What have been the other key reforms undertaken by the government during the past year to expedite the implementation of construction projects?

The government introduced a slew of measures to further infrastructure development in the country.

  • Infrastructure status for affordable housing and interest rate subvention to low-cost housing has given a great boost to construction companies involved in housing.
  • The Ministry of Shipping plans to undertake the development of 37 national waterways (NWs) (of the 111 NWs declared under the National Waterways Act, 2016) in the next three years, which will have a positive impact on the reduction of overall logistics costs.
  • The Union cabinet has recently approved a new policy for expanding and regulating metro rail services in cities across India.
  • The Government of India has allowed state government agencies to borrow money from bilateral agencies in other countries to fund infrastructure projects, in a bid to improve funding options for these projects.
  •  The Ministry of Urban Development has approved an investment of Rs 28.63 billion ($433 million) in six states under the Atal Mission for Rejuvenation and Urban Transformation for improving basic urban infrastructure during 2017-20.
  • The monetisation of 75 publicly funded highway projects valued at Rs 356 billion ($5.32 billion) via the toll-operate-transfer mode will fetch funds adequate to finance the construction of 2,700 km of roads.
  • Indian Railways (IR) plans to set up a $5 billion Railways of India Development Fund (RIDF), which will serve as an institutional mechanism for IR to arrange funds from the market to finance various railway infrastructure projects.
  • The Ministry of Housing and Urban Poverty Alleviation launched 352 affordable housing projects worth Rs 380 billion ($5.9 billion) in 53 cities across 17 states for building over 200,000 houses at an average cost of Rs 1.8 million ($27,948) per house.

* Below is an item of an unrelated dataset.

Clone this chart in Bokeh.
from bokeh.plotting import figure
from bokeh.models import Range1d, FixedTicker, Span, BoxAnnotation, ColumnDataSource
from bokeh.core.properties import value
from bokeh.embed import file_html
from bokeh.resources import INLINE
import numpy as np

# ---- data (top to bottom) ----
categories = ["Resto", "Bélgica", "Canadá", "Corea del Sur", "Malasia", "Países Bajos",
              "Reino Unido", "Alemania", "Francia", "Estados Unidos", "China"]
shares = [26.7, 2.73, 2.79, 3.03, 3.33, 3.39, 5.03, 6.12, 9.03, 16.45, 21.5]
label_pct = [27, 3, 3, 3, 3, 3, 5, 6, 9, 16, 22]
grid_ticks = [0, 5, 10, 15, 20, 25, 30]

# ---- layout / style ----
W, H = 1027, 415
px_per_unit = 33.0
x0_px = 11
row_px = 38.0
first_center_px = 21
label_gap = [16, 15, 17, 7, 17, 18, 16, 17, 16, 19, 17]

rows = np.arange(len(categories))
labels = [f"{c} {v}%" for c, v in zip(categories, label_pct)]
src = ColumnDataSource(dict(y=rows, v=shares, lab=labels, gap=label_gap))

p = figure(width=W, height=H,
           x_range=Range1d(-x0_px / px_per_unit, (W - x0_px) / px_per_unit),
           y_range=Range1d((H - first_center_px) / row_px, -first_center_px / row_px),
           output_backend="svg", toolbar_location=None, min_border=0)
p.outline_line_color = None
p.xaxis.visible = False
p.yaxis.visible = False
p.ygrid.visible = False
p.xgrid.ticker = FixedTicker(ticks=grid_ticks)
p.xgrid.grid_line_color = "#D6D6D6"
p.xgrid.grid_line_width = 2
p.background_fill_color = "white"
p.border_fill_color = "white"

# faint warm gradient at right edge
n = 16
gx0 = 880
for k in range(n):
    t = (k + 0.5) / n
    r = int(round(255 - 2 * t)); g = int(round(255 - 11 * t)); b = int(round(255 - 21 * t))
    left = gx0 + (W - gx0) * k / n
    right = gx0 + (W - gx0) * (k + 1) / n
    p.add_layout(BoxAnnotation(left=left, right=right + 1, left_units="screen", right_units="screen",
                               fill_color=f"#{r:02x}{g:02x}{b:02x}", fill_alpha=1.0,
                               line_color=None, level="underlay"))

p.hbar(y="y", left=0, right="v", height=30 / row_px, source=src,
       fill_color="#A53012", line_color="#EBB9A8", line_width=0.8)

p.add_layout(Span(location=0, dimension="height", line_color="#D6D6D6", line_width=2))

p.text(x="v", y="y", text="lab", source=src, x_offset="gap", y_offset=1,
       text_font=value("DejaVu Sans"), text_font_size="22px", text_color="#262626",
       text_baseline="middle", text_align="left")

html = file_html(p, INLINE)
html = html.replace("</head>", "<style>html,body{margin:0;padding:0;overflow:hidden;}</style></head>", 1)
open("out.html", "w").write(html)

How do you think the public-private partnership (PPP) model has fared versus the engineering, procurement and construction (EPC)  model for implementing infrastructure projects in the country?

The PPP model has not been successful in India as compared to the EPC model owing to various factors. Land acquisition and environmental clearances have been delayed leading to cost escalations, delayed execution and thus a delay in the start of revenue receipts. There is a lack of independent regulators in sectors where the PPP model is being used extensively. Also, improper allocation of risks between the project owner and the PPP operator has disincentivised private participation in the infrastructure space.

What are some of the biggest challenges being faced by the construction industry in India? What are your key recommendations to address these?

The construction industry is facing certain challenges which are making it difficult for the sector to realise its full potential. Some of the key issues are highlighted below.

  • Shortage of qualified workers: Construction companies are facing a significant shortage of qualified workers and professionals. Construction companies will need to invest in large-scale training schemes so that workers can be trained in the specialised requirements of the company.
  • Project complexity: Construction projects are becoming more complex in both design and execution. Therefore, firms need to be selective to ensure that the projects they choose can be completed in time and within budget. Further, information technology solutions for effective project management need to be implemented for managing complex projects.
  • Technology adoption: New construction technologies have to be adopted to reduce both cost and implementation time for projects. For companies, it is a challenge in terms of increased capital costs and acquiring skilled workers who can implement the new technologies.
  • Support from the government: The construction industry requires support from the government as there are several clearances required for the implementation of each project. Both the state and central governments have to be proactive in expediting clearances for speedy implementation of projects.